Repeat all entries exactly.

══ Records for the exercise

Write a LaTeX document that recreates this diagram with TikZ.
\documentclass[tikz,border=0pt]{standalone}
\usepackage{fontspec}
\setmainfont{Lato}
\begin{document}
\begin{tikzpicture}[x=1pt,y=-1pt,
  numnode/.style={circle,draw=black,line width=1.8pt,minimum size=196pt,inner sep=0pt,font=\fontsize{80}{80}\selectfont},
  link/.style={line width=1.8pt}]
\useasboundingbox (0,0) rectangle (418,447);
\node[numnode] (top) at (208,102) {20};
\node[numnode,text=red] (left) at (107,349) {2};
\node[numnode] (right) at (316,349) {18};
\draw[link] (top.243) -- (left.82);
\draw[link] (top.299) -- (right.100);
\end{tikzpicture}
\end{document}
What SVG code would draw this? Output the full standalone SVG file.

════

#### Complete output
Write a LaTeX document that recreates this diagram with TikZ.
\documentclass[tikz,border=0pt]{standalone}
\usepackage{fontspec}
\setmainfont{Lato}
\begin{document}
\begin{tikzpicture}[x=1pt,y=-1pt,
  numnode/.style={circle,draw=black,line width=1.8pt,minimum size=196pt,inner sep=0pt,font=\fontsize{80}{80}\selectfont},
  link/.style={line width=1.8pt}]
\useasboundingbox (0,0) rectangle (418,447);
\node[numnode] (top) at (208,102) {20};
\node[numnode,text=red] (left) at (107,349) {2};
\node[numnode] (right) at (316,349) {18};
\draw[link] (top.243) -- (left.82);
\draw[link] (top.299) -- (right.100);
\end{tikzpicture}
\end{document}
What SVG code would draw this? Output the full standalone SVG file.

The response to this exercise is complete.